> [Exercise requirements]
The records should be repeated word for word, pictures excluded.

[Charts and diagrams as code]

* Start *

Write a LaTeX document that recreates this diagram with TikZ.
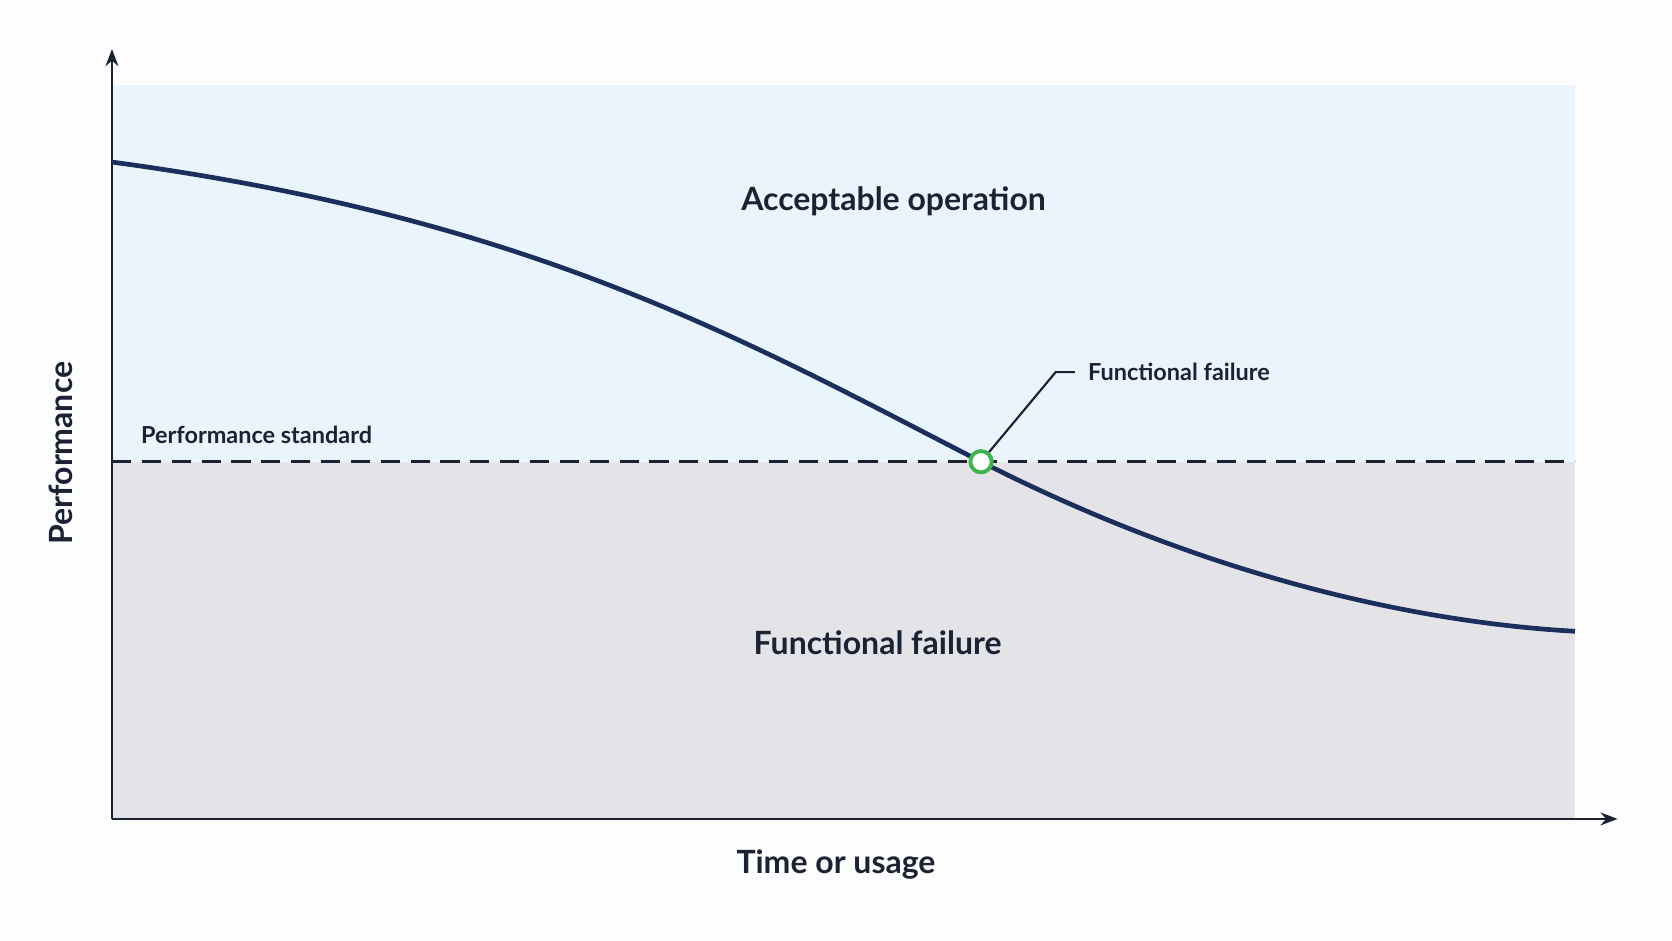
\documentclass[tikz,border=0pt]{standalone}
\usepackage{fontspec}
\setmainfont{Lato}
\usetikzlibrary{arrows.meta,calc}
\definecolor{ink}{HTML}{1A2233}
\definecolor{curve}{HTML}{1C2E5C}
\definecolor{okbg}{HTML}{EAF4FC}
\definecolor{failbg}{HTML}{E3E3E8}
\definecolor{mark}{HTML}{3CB54A}
\begin{document}
\begin{tikzpicture}[x=0.5pt,y=-0.5pt,
  lbl/.style={text=ink,font=\fontsize{11}{13}\selectfont\bfseries},
  big/.style={text=ink,font=\fontsize{15}{18}\selectfont\bfseries},
  axis/.style={draw=ink,line width=1.3pt,-{Stealth[length=8pt,width=6pt]}}]
\useasboundingbox[fill=white!97!blue!20] (0,0) rectangle (1568,882);
\fill[okbg] (105,80) rectangle (1477,433);
\fill[failbg] (105,433) rectangle (1477,768);
\coordinate (o) at (105,768);
\coordinate (ytop) at (105,46);
\coordinate (xend) at (1517,768);
\draw[axis] (o) -- (ytop);
\draw[axis] (o) -- (xend);
\coordinate (ds) at (105,433);
\coordinate (de) at (1477,433);
\draw[ink,line width=1.3pt,dash pattern=on 9pt off 5pt] (ds) -- (de);
\coordinate (c0) at (105,152);
\coordinate (c2) at (1477,592);
\draw[curve,line width=2.2pt] (c0) .. controls (500,205) and (700,320) .. (920,433) .. controls (1150,550) and (1350,585) .. (c2);
\node[circle,draw=mark,fill=white,line width=1.8pt,minimum size=10pt,inner sep=0pt] (fp) at (920,433) {};
\coordinate (bend) at (990,349);
\node[lbl,anchor=west,inner sep=0pt] (fl) at (1020,349) {Functional failure};
\draw[ink,line width=1pt] (fp) -- (bend) -- ($(fl.west)+(-12,0)$);
\node[lbl,anchor=west,inner sep=0pt] (ps) at (132,408) {Performance standard};
\node[big] (ao) at (838,189) {Acceptable operation};
\node[big] (ff) at (823,603) {Functional failure};
\node[big] (tu) at (784,811) {Time or usage};
\node[big,rotate=90] (pf) at (57,425) {Performance};
\end{tikzpicture}
\end{document}
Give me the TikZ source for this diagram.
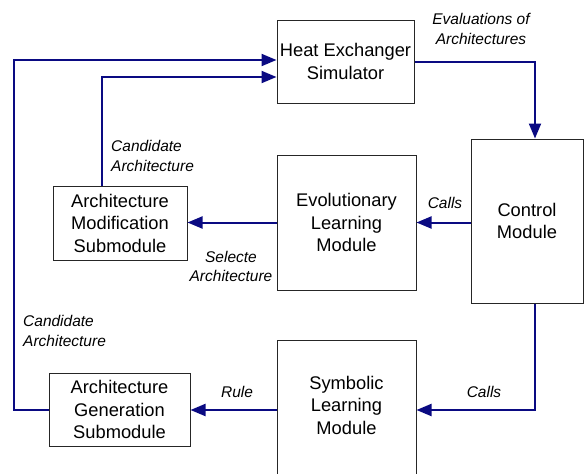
\documentclass[tikz,border=0pt]{standalone}
\usepackage{fontspec}
\setmainfont{Liberation Sans}
\usetikzlibrary{arrows.meta}
\definecolor{navyline}{RGB}{10,10,130}
\tikzset{
  box/.style={draw=black!85, line width=1pt, fill=white, inner sep=0pt, align=center,
              font=\fontsize{18.3}{22.5}\selectfont},
  lbl/.style={inner sep=0pt, font=\fontsize{15.5}{19.5}\selectfont\itshape},
  arr/.style={draw=navyline, line width=2pt, -{Triangle[length=15pt,width=12pt]}}
}
\begin{document}
\begin{tikzpicture}[x=1pt,y=-1pt]
\useasboundingbox (0,0) rectangle (584,474);
\clip (0,0) rectangle (584,474);
% boxes
\node[box, minimum width=137pt, minimum height=83pt] (hx) at (345.5,61.5) {Heat Exchanger\\Simulator};
\node[box, minimum width=112pt, minimum height=164pt] (ctrl) at (527,221) {Control\\Module};
\node[box, minimum width=139pt, minimum height=135pt] (evo) at (346.5,222.5) {Evolutionary\\Learning\\Module};
\node[box, minimum width=134pt, minimum height=74pt] (mod) at (120,223) {Architecture\\Modification\\Submodule};
\node[box, minimum width=139pt, minimum height=140pt] (sym) at (346.5,410) {};
\node[box, draw=none, fill=none] (symtxt) at (346.5,405) {Symbolic\\Learning\\Module};
\node[box, minimum width=141pt, minimum height=73pt] (gen) at (119.5,409.5) {Architecture\\Generation\\Submodule};
% connectors
\coordinate (lft) at (14,410);
\draw[arr] (hx.east) -| ([xshift=8pt]ctrl.north);
\draw[arr] (gen.west) -- (gen.west -| lft) |- ([yshift=1.5pt]hx.west);
\draw[arr] ([xshift=-18pt]mod.north) |- ([yshift=-15.5pt]hx.west);
\draw[arr] (ctrl.west |- evo.east) -- (evo.east);
\draw[arr] (evo.west) -- (evo.west -| mod.east);
\draw[arr] ([xshift=8pt]ctrl.south) |- (sym.east);
\draw[arr] (sym.west) -- (sym.west -| gen.east);
% labels
\node[lbl, align=center] (l1) at (481,29) {Evaluations of\\Architectures};
\node[lbl, align=left, anchor=west] (l2) at (111,156) {Candidate\\Architecture};
\node[lbl] (l3) at (445,203) {Calls};
\node[lbl, align=center] (l4) at (231,266.5) {Selecte\\Architecture};
\node[lbl, align=left, anchor=west] (l5) at (23,331) {Candidate\\Architecture};
\node[lbl] (l6) at (237,392) {Rule};
\node[lbl] (l7) at (484,392) {Calls};
\end{tikzpicture}
\end{document}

* End *

> [Finished answer]
Write a LaTeX document that recreates this diagram with TikZ.
\documentclass[tikz,border=0pt]{standalone}
\usepackage{fontspec}
\setmainfont{Lato}
\usetikzlibrary{arrows.meta,calc}
\definecolor{ink}{HTML}{1A2233}
\definecolor{curve}{HTML}{1C2E5C}
\definecolor{okbg}{HTML}{EAF4FC}
\definecolor{failbg}{HTML}{E3E3E8}
\definecolor{mark}{HTML}{3CB54A}
\begin{document}
\begin{tikzpicture}[x=0.5pt,y=-0.5pt,
  lbl/.style={text=ink,font=\fontsize{11}{13}\selectfont\bfseries},
  big/.style={text=ink,font=\fontsize{15}{18}\selectfont\bfseries},
  axis/.style={draw=ink,line width=1.3pt,-{Stealth[length=8pt,width=6pt]}}]
\useasboundingbox[fill=white!97!blue!20] (0,0) rectangle (1568,882);
\fill[okbg] (105,80) rectangle (1477,433);
\fill[failbg] (105,433) rectangle (1477,768);
\coordinate (o) at (105,768);
\coordinate (ytop) at (105,46);
\coordinate (xend) at (1517,768);
\draw[axis] (o) -- (ytop);
\draw[axis] (o) -- (xend);
\coordinate (ds) at (105,433);
\coordinate (de) at (1477,433);
\draw[ink,line width=1.3pt,dash pattern=on 9pt off 5pt] (ds) -- (de);
\coordinate (c0) at (105,152);
\coordinate (c2) at (1477,592);
\draw[curve,line width=2.2pt] (c0) .. controls (500,205) and (700,320) .. (920,433) .. controls (1150,550) and (1350,585) .. (c2);
\node[circle,draw=mark,fill=white,line width=1.8pt,minimum size=10pt,inner sep=0pt] (fp) at (920,433) {};
\coordinate (bend) at (990,349);
\node[lbl,anchor=west,inner sep=0pt] (fl) at (1020,349) {Functional failure};
\draw[ink,line width=1pt] (fp) -- (bend) -- ($(fl.west)+(-12,0)$);
\node[lbl,anchor=west,inner sep=0pt] (ps) at (132,408) {Performance standard};
\node[big] (ao) at (838,189) {Acceptable operation};
\node[big] (ff) at (823,603) {Functional failure};
\node[big] (tu) at (784,811) {Time or usage};
\node[big,rotate=90] (pf) at (57,425) {Performance};
\end{tikzpicture}
\end{document}
Give me the TikZ source for this diagram.
\documentclass[tikz,border=0pt]{standalone}
\usepackage{fontspec}
\setmainfont{Liberation Sans}
\usetikzlibrary{arrows.meta}
\definecolor{navyline}{RGB}{10,10,130}
\tikzset{
  box/.style={draw=black!85, line width=1pt, fill=white, inner sep=0pt, align=center,
              font=\fontsize{18.3}{22.5}\selectfont},
  lbl/.style={inner sep=0pt, font=\fontsize{15.5}{19.5}\selectfont\itshape},
  arr/.style={draw=navyline, line width=2pt, -{Triangle[length=15pt,width=12pt]}}
}
\begin{document}
\begin{tikzpicture}[x=1pt,y=-1pt]
\useasboundingbox (0,0) rectangle (584,474);
\clip (0,0) rectangle (584,474);
% boxes
\node[box, minimum width=137pt, minimum height=83pt] (hx) at (345.5,61.5) {Heat Exchanger\\Simulator};
\node[box, minimum width=112pt, minimum height=164pt] (ctrl) at (527,221) {Control\\Module};
\node[box, minimum width=139pt, minimum height=135pt] (evo) at (346.5,222.5) {Evolutionary\\Learning\\Module};
\node[box, minimum width=134pt, minimum height=74pt] (mod) at (120,223) {Architecture\\Modification\\Submodule};
\node[box, minimum width=139pt, minimum height=140pt] (sym) at (346.5,410) {};
\node[box, draw=none, fill=none] (symtxt) at (346.5,405) {Symbolic\\Learning\\Module};
\node[box, minimum width=141pt, minimum height=73pt] (gen) at (119.5,409.5) {Architecture\\Generation\\Submodule};
% connectors
\coordinate (lft) at (14,410);
\draw[arr] (hx.east) -| ([xshift=8pt]ctrl.north);
\draw[arr] (gen.west) -- (gen.west -| lft) |- ([yshift=1.5pt]hx.west);
\draw[arr] ([xshift=-18pt]mod.north) |- ([yshift=-15.5pt]hx.west);
\draw[arr] (ctrl.west |- evo.east) -- (evo.east);
\draw[arr] (evo.west) -- (evo.west -| mod.east);
\draw[arr] ([xshift=8pt]ctrl.south) |- (sym.east);
\draw[arr] (sym.west) -- (sym.west -| gen.east);
% labels
\node[lbl, align=center] (l1) at (481,29) {Evaluations of\\Architectures};
\node[lbl, align=left, anchor=west] (l2) at (111,156) {Candidate\\Architecture};
\node[lbl] (l3) at (445,203) {Calls};
\node[lbl, align=center] (l4) at (231,266.5) {Selecte\\Architecture};
\node[lbl, align=left, anchor=west] (l5) at (23,331) {Candidate\\Architecture};
\node[lbl] (l6) at (237,392) {Rule};
\node[lbl] (l7) at (484,392) {Calls};
\end{tikzpicture}
\end{document}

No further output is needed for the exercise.